:: COLLECTED DATA ::
Begin

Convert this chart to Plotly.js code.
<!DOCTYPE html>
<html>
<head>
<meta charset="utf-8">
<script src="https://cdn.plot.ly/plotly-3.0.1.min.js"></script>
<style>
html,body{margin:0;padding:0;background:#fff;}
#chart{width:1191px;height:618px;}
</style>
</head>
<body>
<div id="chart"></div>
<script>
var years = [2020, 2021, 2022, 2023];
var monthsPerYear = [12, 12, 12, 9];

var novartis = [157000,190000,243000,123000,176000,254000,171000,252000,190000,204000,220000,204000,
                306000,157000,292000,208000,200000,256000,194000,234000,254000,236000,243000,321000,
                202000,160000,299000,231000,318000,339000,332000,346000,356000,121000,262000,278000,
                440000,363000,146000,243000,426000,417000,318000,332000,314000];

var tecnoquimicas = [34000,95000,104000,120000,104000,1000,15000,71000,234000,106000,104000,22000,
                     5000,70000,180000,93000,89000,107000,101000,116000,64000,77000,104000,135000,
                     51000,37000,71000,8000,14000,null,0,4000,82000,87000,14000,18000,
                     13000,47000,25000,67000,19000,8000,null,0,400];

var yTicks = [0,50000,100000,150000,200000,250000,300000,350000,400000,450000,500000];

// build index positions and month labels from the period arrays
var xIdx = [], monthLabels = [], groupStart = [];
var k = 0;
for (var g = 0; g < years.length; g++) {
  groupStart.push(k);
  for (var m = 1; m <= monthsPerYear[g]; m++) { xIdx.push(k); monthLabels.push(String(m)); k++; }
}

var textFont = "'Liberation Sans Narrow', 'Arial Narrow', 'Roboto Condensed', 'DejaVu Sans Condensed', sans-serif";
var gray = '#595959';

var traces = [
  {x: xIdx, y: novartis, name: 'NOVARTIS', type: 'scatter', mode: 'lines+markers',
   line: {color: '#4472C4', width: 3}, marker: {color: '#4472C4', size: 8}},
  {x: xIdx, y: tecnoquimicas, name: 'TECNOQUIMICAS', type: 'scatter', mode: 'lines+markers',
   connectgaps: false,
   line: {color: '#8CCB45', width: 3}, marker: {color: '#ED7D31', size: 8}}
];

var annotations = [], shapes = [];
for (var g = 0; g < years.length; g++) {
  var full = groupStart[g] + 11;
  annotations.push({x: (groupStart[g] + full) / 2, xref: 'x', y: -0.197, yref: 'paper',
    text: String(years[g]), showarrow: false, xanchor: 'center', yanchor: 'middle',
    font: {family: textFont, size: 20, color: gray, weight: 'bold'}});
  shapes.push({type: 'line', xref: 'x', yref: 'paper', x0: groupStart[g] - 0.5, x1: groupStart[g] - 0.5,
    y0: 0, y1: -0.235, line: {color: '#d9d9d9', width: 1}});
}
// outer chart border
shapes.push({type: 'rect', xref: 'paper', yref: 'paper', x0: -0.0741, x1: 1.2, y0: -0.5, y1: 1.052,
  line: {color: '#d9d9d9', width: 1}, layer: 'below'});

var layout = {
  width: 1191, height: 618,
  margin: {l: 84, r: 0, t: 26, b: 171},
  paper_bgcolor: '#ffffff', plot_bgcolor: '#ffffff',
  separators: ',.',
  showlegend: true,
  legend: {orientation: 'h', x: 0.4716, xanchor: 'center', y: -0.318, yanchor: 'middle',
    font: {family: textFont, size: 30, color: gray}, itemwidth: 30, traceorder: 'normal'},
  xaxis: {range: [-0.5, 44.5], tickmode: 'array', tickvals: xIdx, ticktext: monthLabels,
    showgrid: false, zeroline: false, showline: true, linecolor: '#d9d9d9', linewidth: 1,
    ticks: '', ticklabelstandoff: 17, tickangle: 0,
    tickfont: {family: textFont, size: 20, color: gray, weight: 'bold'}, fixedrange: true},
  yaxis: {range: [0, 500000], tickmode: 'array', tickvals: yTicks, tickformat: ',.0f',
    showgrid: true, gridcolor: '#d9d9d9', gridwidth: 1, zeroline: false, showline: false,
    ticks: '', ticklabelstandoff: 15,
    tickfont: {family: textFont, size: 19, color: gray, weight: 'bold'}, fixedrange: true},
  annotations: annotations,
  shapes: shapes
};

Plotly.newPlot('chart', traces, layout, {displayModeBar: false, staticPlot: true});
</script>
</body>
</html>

End

Gather all lines where the word "chart" appears.

:: OUTPUT FOR THIS EXERCISE ::
Convert this chart to Plotly.js code.
#chart{width:1191px;height:618px;}
<div id="chart"></div>
// outer chart border
Plotly.newPlot('chart', traces, layout, {displayModeBar: false, staticPlot: true});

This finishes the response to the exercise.